In terms of the EoDB index, Serbia scored 75.70, an improvement from last year’s 73.49, while concerning the CPI index, the country scored the same – 39 – both in 2019 and 2020.
Four Nordic countries (Denmark, Sweden, Norway and Finland) top the 2020 list while Ukraine is ranked last, in the 46th place. The countries that have made the biggest progress on the list, relative to 2019, are Armenia (up 6 places), Spain, Montenegro and Azerbaijan.
Mr Michele Orzan, the president of the European Chamber, explains that this research is food-for-thought and it represents for many an incentive to improve society. “We have many challenges today,” says Orzan, who is Italian and has extensive knowledge of Central and Eastern Europe, “but the contribution that a healthy business sector can give to a sustainable society is crucial.”

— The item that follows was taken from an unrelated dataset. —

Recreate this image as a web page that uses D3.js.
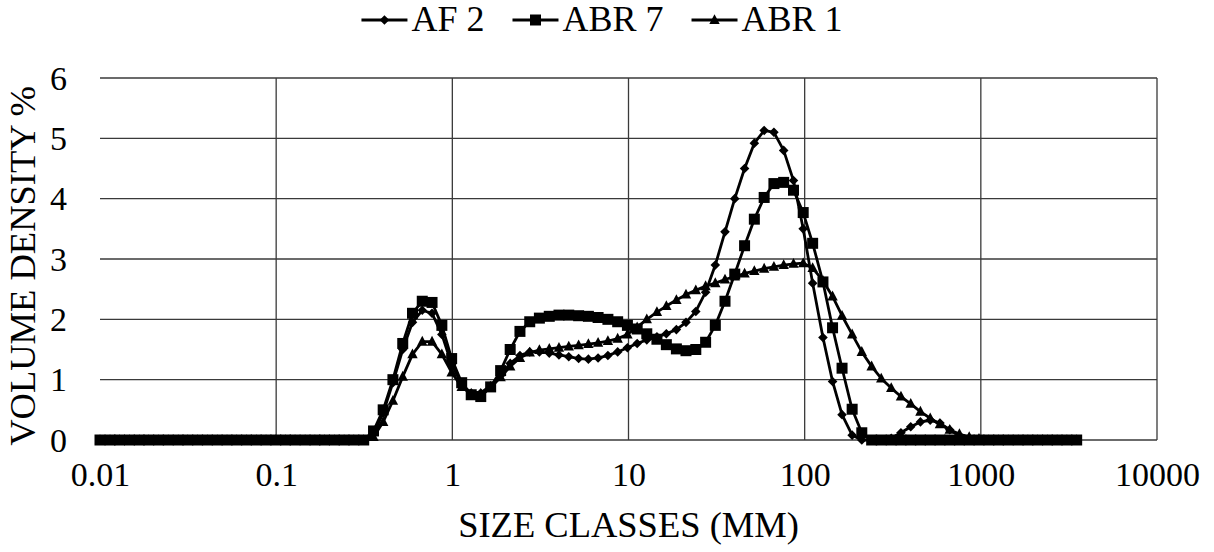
<!DOCTYPE html>
<html><head><meta charset="utf-8">
<script src="https://cdn.jsdelivr.net/npm/d3@7"></script>
<style>
body{margin:0;background:#fff}svg{display:block}
svg text{font-family:"Liberation Serif","Times New Roman",Times,Tinos,"Nimbus Roman","Noto Serif",FreeSerif,"DejaVu Serif",serif !important;fill:#000}
</style>
</head><body>
<svg id="c" width="1214" height="552"></svg>
<script>
// Size classes (mm) of the instrument, log spaced
const sizeClasses = [0.0100,0.0114,0.0129,0.0147,0.0167,0.0189,0.0215,0.0244,0.0278,0.0315,
0.0358,0.0407,0.0463,0.0526,0.0597,0.0679,0.0771,0.0876,0.0995,0.113,
0.128,0.146,0.166,0.188,0.214,0.243,0.276,0.314,0.357,0.405,
0.460,0.523,0.594,0.675,0.767,0.872,0.991,1.13,1.28,1.45,
1.65,1.88,2.13,2.42,2.75,3.12,3.55,4.03,4.58,5.21,
5.92,6.72,7.64,8.68,9.86,11.2,12.7,14.5,16.4,18.7,
21.2,24.1,27.4,31.1,35.3,40.1,45.6,51.8,58.9,66.9,
76.0,86.4,98.1,111,127,144,163,186,211,240,
272,310,352,400,454,516,586,666,756,859,
976,1110,1260,1430,1630,1850,2100,2390,2710,3080,3500];

const af2 = [0,0,0,0,0,0,0,0,0,0,
0,0,0,0,0,0,0,0,0,0,
0,0,0,0,0,0,0,0,0.10,0.45,
0.95,1.50,1.95,2.15,2.10,1.75,1.25,0.92,0.78,0.78,
0.90,1.07,1.27,1.40,1.46,1.46,1.44,1.41,1.38,1.35,
1.34,1.36,1.40,1.46,1.53,1.60,1.66,1.71,1.76,1.83,
1.95,2.13,2.45,2.90,3.45,4.00,4.50,4.92,5.13,5.10,
4.80,4.30,3.50,2.60,1.70,0.97,0.42,0.08,0,0,
0,0.03,0.12,0.22,0.30,0.33,0.28,0.17,0.07,0.02,
0,0,0,0,0,0,0,0,0,0,0];

const abr7 = [0,0,0,0,0,0,0,0,0,0,
0,0,0,0,0,0,0,0,0,0,
0,0,0,0,0,0,0,0,0.15,0.50,
1.00,1.60,2.10,2.30,2.28,1.90,1.35,0.95,0.75,0.72,
0.88,1.15,1.50,1.80,1.96,2.02,2.05,2.07,2.07,2.06,
2.05,2.03,2.00,1.96,1.90,1.84,1.76,1.67,1.58,1.51,
1.48,1.50,1.62,1.90,2.30,2.75,3.22,3.66,4.02,4.25,
4.27,4.14,3.77,3.26,2.62,1.86,1.19,0.51,0.12,0,
0,0,0,0,0,0,0,0,0,0,
0,0,0,0,0,0,0,0,0,0,0];

const abr1 = [0,0,0,0,0,0,0,0,0,0,
0,0,0,0,0,0,0,0,0,0,
0,0,0,0,0,0,0,0,0.05,0.30,
0.65,1.05,1.42,1.63,1.63,1.42,1.12,0.88,0.76,0.76,
0.87,1.04,1.22,1.36,1.45,1.49,1.51,1.53,1.55,1.57,
1.59,1.61,1.64,1.68,1.75,1.87,2.00,2.12,2.22,2.32,
2.41,2.48,2.55,2.60,2.66,2.71,2.76,2.80,2.84,2.87,
2.90,2.92,2.93,2.85,2.64,2.38,2.06,1.75,1.46,1.22,
1.02,0.86,0.72,0.60,0.47,0.36,0.26,0.17,0.10,0.05,
0.02,0,0,0,0,0,0,0,0,0,0];

const seriesNames = ["AF 2","ABR 7","ABR 1"];
const markerTypes = ["diamond","square","triangle"];
const xTicks = [0.01,0.1,1,10,100,1000,10000];
const xTickLabels = ["0.01","0.1","1","10","100","1000","10000"];
const yTicks = [0,1,2,3,4,5,6];
const xTitle = "SIZE CLASSES (MM)";
const yTitle = "VOLUME DENSITY %";

const svg = d3.select("#c");
const x = d3.scaleLog().domain([0.01,10000]).range([100,1157]);
const y = d3.scaleLinear().domain([0,6]).range([440,78]);

// gridlines
const grid = svg.append("g").attr("stroke","#3a3a3a").attr("stroke-width",1.3);
grid.selectAll("line.h").data(yTicks).join("line")
  .attr("x1",x(0.01)).attr("x2",x(10000))
  .attr("y1",d=>y(d)).attr("y2",d=>y(d));
grid.selectAll("line.v").data(xTicks.slice(1)).join("line")
  .attr("x1",d=>x(d)).attr("x2",d=>x(d))
  .attr("y1",y(6)).attr("y2",y(0));

// axes (labels only)
const xAxis = svg.append("g").attr("transform",`translate(0,${y(0)})`)
  .call(d3.axisBottom(x).tickValues(xTicks).tickFormat((d,i)=>xTickLabels[i]).tickSize(0).tickPadding(14));
xAxis.select(".domain").remove();
xAxis.attr("font-family",null);
xAxis.selectAll("text").attr("font-size",34).attr("dy","0.95em");

const yAxis = svg.append("g").attr("transform",`translate(${x(0.01)},0)`)
  .call(d3.axisLeft(y).tickValues(yTicks).tickFormat(d3.format("d")).tickSize(0).tickPadding(33));
yAxis.select(".domain").remove();
yAxis.attr("font-family",null);
yAxis.selectAll("text").attr("font-size",34).attr("dy","0.33em");

// titles
svg.append("text").attr("x",628.5).attr("y",537).attr("text-anchor","middle")
  .attr("font-size",36.5).text(xTitle);
svg.append("text").attr("transform","translate(35,266) rotate(-90)").attr("text-anchor","middle")
  .attr("font-size",36.5).text(yTitle);

// markers
function markerPath(t){
  if(t==="diamond") return "M0,-4.8L4.8,0L0,4.8L-4.8,0Z";
  if(t==="square") return "M-5.5,-5.5H5.5V5.5H-5.5Z";
  return "M0,-5.8L5.2,4L-5.2,4Z";
}

const series = [af2, abr7, abr1];
const line = d3.line().x((d,i)=>x(sizeClasses[i])).y(d=>y(d));
series.forEach((vals,k)=>{
  const g = svg.append("g");
  g.append("path").attr("d",line(vals)).attr("fill","none").attr("stroke","#000").attr("stroke-width",2.8).attr("stroke-linejoin","round");
  g.selectAll("path.m").data(vals).join("path").attr("class","m")
    .attr("transform",(d,i)=>`translate(${x(sizeClasses[i])},${y(d)})`)
    .attr("d",markerPath(markerTypes[k])).attr("fill","#000");
});

// legend
const leg = svg.append("g");
let cx = 0;
seriesNames.forEach((name,k)=>{
  const it = leg.append("g").attr("transform",`translate(${cx},0)`);
  it.append("line").attr("x1",0).attr("x2",46).attr("y1",20).attr("y2",20).attr("stroke","#000").attr("stroke-width",2.8);
  it.append("path").attr("transform","translate(23,20)").attr("d",markerPath(markerTypes[k])).attr("fill","#000");
  const t = it.append("text").attr("x",50).attr("y",31).attr("font-size",36).text(name);
  cx += 50 + t.node().getComputedTextLength() + 28;
});
const lw = cx - 28;
leg.attr("transform",`translate(${602 - lw/2},0)`);
</script>
</body></html>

Regarding Serbia, which still has to improve in order to catch up with the rest of the continent, and it has played a special role for Europe in the Balkans for a long time, Mr Orzan acknowledged that there are no substantial variations in the economic fundamentals, while at the same suggesting it needs to do better in the integrity sphere and in structural reforms.
“Serbia definitely deserves more and can have a much brighter future,” continues the president, “it just has to focus on improving its transparency climate and ethical standards. Development in these fields would bring enormous benefits to the society-at-large and its overall long-term welfare.”